## begin Information shown
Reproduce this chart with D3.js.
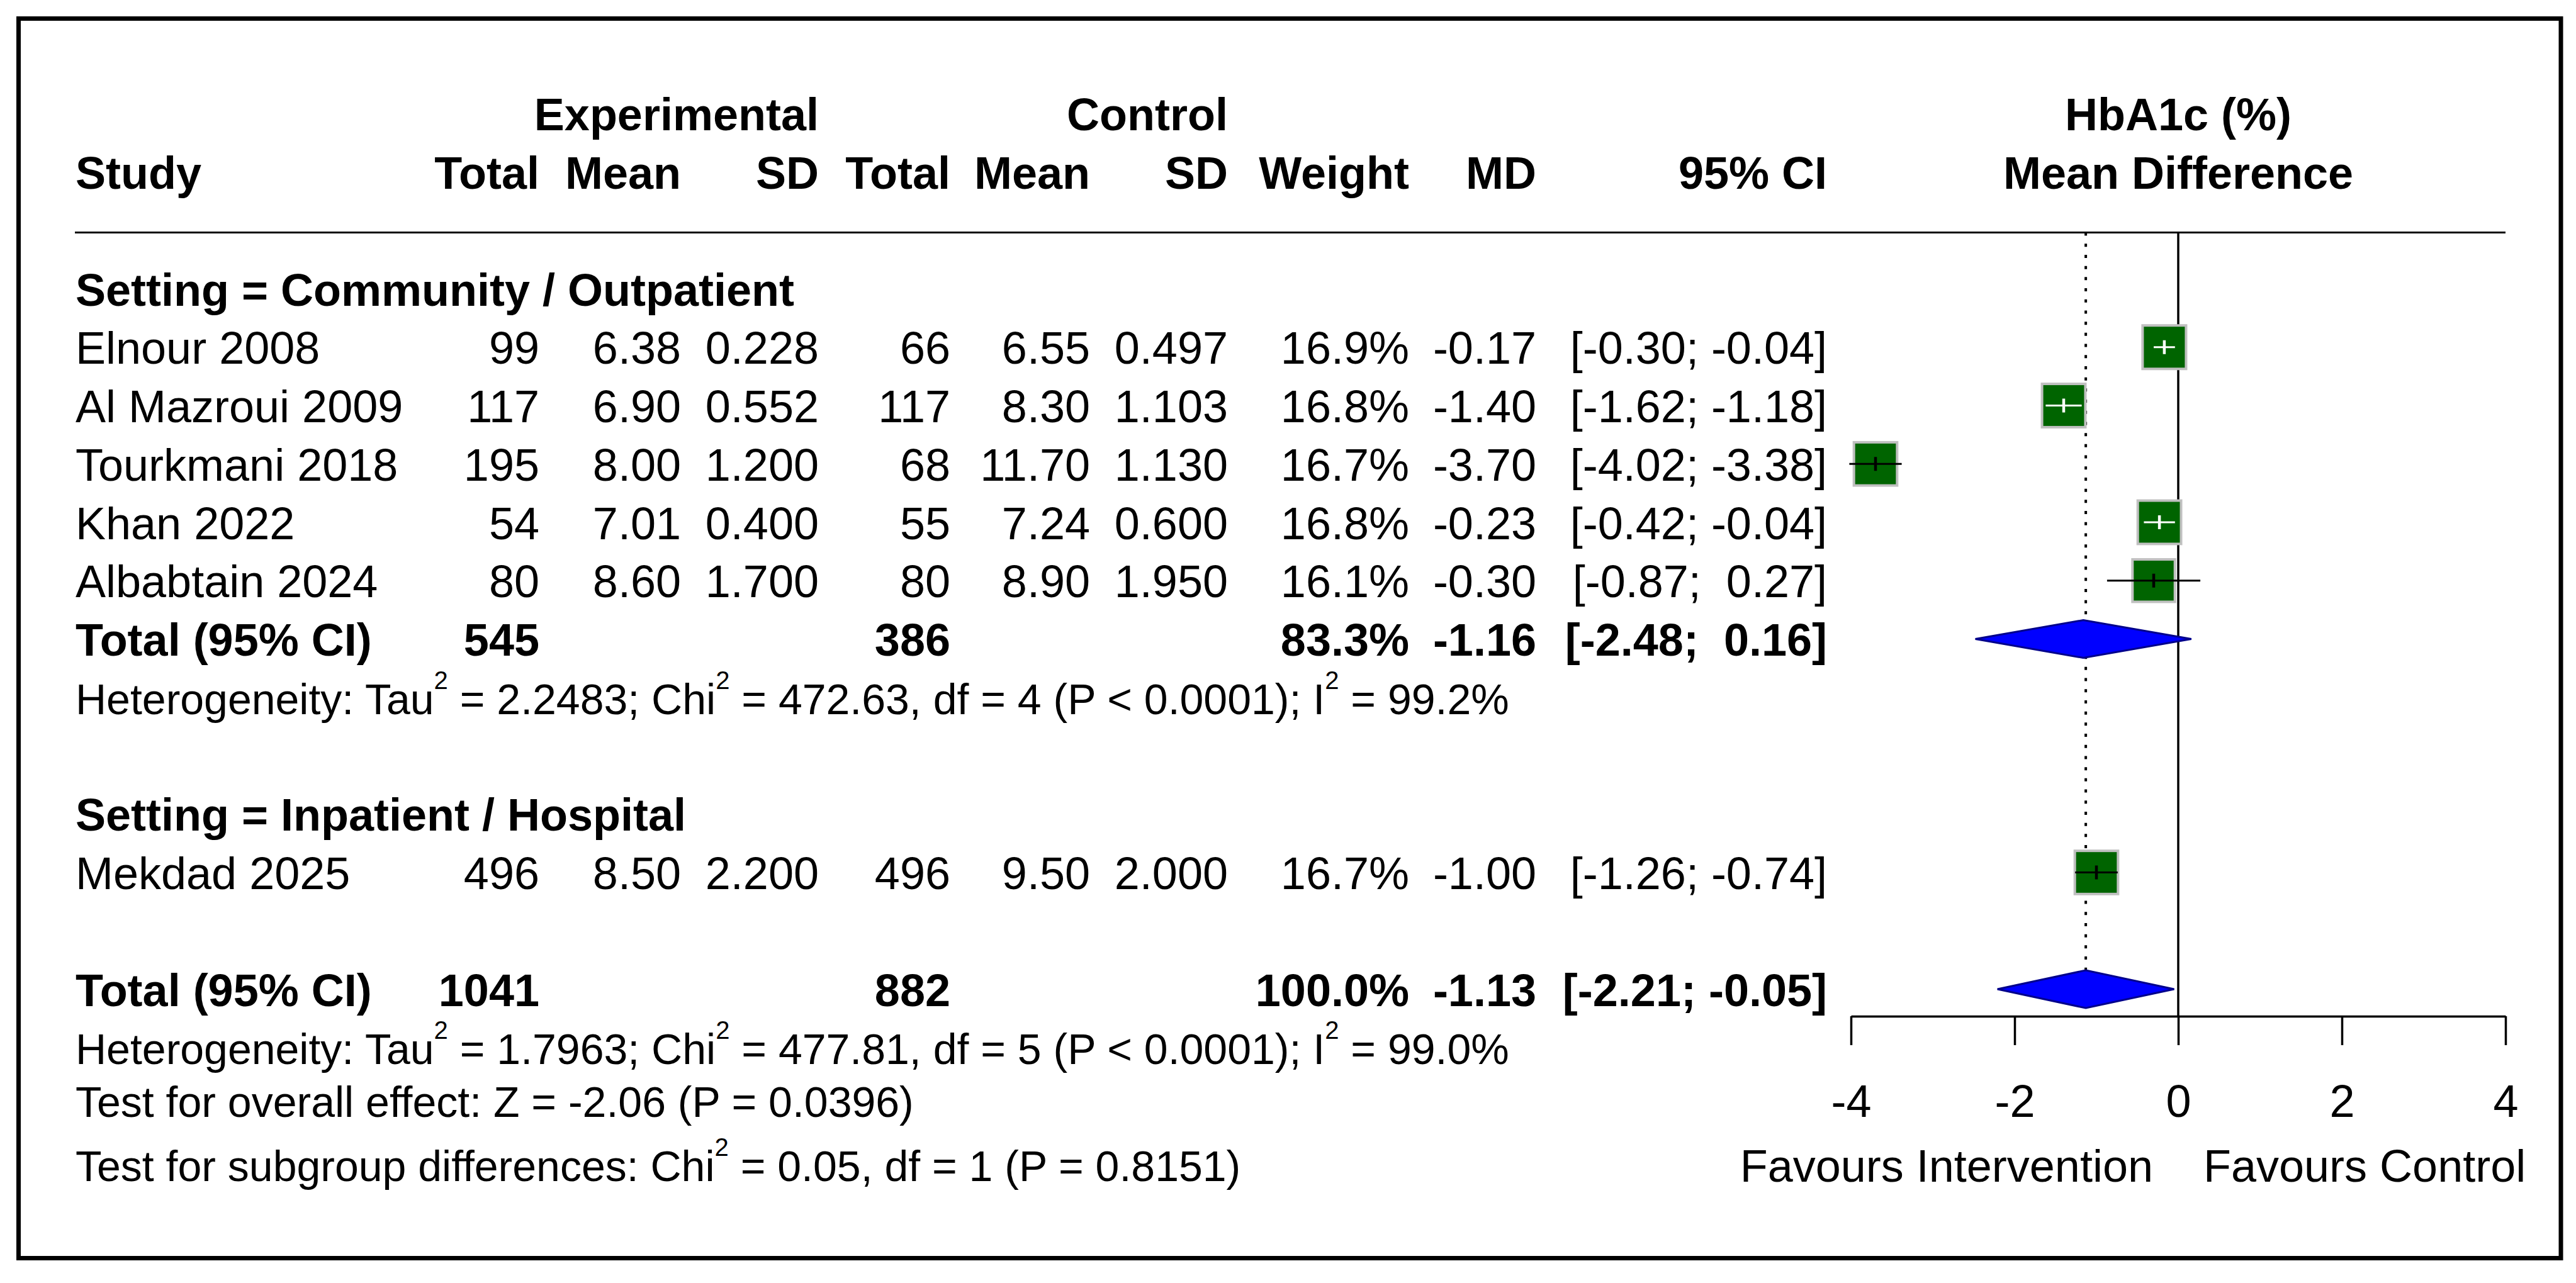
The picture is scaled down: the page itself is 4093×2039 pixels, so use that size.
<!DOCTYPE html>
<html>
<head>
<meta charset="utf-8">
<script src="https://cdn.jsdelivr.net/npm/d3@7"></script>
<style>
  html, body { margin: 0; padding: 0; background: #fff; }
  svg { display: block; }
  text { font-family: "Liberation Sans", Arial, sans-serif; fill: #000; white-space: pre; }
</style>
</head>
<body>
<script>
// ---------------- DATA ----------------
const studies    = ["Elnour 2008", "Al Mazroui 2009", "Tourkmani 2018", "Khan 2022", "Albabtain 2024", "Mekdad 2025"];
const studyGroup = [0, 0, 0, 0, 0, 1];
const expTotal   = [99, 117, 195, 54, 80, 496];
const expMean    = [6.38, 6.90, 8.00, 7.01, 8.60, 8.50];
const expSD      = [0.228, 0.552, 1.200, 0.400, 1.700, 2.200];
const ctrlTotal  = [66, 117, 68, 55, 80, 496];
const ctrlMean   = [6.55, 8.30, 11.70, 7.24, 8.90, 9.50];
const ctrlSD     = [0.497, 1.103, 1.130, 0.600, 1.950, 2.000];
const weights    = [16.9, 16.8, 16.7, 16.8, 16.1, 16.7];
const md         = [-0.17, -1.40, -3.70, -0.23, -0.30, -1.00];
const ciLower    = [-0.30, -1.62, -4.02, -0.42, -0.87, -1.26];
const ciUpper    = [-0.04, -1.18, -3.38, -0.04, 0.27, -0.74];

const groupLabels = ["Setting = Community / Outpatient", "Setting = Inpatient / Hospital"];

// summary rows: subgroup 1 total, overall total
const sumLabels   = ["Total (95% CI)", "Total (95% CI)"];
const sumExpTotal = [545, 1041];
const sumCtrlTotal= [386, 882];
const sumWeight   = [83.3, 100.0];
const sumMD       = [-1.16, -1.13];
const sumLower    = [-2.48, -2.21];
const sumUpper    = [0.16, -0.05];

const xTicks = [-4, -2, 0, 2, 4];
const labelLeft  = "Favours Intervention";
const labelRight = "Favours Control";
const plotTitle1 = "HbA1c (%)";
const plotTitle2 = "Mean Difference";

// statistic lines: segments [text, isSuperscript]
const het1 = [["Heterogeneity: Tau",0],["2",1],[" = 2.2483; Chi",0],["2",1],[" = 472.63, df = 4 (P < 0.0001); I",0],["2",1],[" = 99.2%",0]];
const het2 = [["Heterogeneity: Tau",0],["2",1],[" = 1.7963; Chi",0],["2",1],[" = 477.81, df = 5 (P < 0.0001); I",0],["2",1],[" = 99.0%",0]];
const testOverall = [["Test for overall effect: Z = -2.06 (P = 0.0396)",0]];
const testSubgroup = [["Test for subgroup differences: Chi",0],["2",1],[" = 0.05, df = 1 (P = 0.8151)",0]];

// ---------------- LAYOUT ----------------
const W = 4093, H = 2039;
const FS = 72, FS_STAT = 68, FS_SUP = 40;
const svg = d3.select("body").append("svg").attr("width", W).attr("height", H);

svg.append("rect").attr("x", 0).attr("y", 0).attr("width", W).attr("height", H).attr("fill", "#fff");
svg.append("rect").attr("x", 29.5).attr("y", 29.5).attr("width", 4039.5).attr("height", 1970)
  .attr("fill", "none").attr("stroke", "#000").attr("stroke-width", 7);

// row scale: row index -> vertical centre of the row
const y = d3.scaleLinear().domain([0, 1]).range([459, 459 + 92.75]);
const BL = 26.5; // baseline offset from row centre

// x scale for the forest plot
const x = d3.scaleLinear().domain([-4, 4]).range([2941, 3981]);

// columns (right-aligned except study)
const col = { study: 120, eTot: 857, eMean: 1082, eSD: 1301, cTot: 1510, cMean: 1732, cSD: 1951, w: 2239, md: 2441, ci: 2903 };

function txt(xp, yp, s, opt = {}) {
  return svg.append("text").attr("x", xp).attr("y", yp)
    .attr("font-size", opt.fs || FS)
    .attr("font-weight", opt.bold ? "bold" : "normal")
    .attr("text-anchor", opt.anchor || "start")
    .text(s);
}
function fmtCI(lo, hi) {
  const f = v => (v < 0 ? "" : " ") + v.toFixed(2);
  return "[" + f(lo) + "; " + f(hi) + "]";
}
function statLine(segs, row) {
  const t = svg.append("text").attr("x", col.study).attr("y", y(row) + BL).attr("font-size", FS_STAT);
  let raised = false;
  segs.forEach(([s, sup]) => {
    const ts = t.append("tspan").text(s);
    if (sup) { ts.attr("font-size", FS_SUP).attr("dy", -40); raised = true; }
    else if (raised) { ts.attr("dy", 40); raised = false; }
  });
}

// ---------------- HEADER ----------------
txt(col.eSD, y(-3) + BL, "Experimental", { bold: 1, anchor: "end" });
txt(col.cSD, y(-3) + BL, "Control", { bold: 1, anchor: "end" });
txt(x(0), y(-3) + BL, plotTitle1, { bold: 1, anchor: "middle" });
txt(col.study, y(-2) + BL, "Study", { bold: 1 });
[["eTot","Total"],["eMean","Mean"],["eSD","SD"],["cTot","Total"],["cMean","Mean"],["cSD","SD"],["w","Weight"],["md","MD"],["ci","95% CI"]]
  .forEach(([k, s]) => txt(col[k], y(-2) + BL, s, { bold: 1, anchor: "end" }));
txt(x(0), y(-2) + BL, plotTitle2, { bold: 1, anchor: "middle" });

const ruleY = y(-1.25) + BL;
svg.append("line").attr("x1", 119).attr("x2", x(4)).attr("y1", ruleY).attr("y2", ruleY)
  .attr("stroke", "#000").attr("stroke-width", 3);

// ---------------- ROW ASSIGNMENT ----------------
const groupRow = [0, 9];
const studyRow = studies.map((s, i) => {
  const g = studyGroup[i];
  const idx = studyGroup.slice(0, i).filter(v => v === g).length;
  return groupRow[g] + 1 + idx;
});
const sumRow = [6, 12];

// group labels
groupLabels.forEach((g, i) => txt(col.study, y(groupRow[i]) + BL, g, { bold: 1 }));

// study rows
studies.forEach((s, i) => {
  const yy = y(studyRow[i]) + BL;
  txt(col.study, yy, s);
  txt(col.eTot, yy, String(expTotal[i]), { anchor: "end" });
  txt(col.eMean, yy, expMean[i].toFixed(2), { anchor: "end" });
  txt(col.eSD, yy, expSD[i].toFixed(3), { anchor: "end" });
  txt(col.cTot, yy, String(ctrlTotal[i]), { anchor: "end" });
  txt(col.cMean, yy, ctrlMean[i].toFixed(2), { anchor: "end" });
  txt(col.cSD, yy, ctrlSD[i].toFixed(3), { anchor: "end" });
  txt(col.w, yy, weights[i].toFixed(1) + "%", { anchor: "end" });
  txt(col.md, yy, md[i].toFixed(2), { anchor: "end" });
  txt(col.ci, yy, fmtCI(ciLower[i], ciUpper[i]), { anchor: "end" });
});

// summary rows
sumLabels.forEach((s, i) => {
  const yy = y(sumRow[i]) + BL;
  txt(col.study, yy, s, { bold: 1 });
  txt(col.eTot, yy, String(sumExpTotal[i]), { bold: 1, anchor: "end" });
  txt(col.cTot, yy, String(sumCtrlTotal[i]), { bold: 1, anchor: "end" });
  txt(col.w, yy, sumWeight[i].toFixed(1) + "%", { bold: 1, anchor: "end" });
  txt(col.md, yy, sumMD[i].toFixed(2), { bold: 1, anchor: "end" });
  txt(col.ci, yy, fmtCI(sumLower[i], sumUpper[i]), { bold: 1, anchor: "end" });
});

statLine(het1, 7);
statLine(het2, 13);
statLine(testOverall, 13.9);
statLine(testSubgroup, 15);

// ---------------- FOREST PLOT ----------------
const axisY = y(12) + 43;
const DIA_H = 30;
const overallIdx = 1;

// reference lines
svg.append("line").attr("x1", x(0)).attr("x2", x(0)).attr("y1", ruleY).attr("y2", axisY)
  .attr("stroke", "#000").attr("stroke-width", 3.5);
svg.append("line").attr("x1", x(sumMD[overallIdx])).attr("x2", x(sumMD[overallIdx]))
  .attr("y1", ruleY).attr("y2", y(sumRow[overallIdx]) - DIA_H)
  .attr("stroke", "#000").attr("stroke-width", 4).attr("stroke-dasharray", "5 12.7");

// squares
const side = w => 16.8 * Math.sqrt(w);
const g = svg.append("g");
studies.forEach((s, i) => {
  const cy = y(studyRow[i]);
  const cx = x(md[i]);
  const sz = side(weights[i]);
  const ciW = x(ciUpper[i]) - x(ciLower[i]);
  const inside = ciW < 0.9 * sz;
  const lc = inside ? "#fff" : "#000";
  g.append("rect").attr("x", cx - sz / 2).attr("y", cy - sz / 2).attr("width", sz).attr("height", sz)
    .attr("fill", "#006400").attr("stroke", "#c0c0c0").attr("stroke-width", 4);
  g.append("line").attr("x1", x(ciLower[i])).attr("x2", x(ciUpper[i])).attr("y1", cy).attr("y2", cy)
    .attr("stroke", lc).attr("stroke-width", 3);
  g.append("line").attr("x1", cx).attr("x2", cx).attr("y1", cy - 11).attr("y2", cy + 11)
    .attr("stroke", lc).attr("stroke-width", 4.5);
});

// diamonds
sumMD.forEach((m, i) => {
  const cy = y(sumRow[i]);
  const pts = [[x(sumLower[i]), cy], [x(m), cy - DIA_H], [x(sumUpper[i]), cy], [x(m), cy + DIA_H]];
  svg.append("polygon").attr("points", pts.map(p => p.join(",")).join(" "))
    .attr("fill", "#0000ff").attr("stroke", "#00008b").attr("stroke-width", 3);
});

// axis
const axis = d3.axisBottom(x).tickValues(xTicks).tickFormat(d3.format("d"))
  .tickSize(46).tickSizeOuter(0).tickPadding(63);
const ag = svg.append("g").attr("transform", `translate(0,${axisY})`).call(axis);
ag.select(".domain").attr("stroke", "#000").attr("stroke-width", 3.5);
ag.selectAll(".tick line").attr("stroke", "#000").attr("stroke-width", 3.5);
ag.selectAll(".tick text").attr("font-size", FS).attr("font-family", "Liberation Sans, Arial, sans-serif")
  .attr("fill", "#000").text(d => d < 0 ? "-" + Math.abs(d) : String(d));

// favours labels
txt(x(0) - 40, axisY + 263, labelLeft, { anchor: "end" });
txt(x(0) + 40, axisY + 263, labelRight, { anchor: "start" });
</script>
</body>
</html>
## end Information shown
→ **Problem requirements**: Exactly and exclusively, reproduce the lines that start at the line containing "The picture is" and end at the line containing "-0.04, 0.27, -0.74];", inclusive of both.

→ **Result of this exercise**:
The picture is scaled down: the page itself is 4093×2039 pixels, so use that size.
<!DOCTYPE html>
<html>
<head>
<meta charset="utf-8">
<script src="https://cdn.jsdelivr.net/npm/d3@7"></script>
<style>
  html, body { margin: 0; padding: 0; background: #fff; }
  svg { display: block; }
  text { font-family: "Liberation Sans", Arial, sans-serif; fill: #000; white-space: pre; }
</style>
</head>
<body>
<script>
// ---------------- DATA ----------------
const studies    = ["Elnour 2008", "Al Mazroui 2009", "Tourkmani 2018", "Khan 2022", "Albabtain 2024", "Mekdad 2025"];
const studyGroup = [0, 0, 0, 0, 0, 1];
const expTotal   = [99, 117, 195, 54, 80, 496];
const expMean    = [6.38, 6.90, 8.00, 7.01, 8.60, 8.50];
const expSD      = [0.228, 0.552, 1.200, 0.400, 1.700, 2.200];
const ctrlTotal  = [66, 117, 68, 55, 80, 496];
const ctrlMean   = [6.55, 8.30, 11.70, 7.24, 8.90, 9.50];
const ctrlSD     = [0.497, 1.103, 1.130, 0.600, 1.950, 2.000];
const weights    = [16.9, 16.8, 16.7, 16.8, 16.1, 16.7];
const md         = [-0.17, -1.40, -3.70, -0.23, -0.30, -1.00];
const ciLower    = [-0.30, -1.62, -4.02, -0.42, -0.87, -1.26];
const ciUpper    = [-0.04, -1.18, -3.38, -0.04, 0.27, -0.74];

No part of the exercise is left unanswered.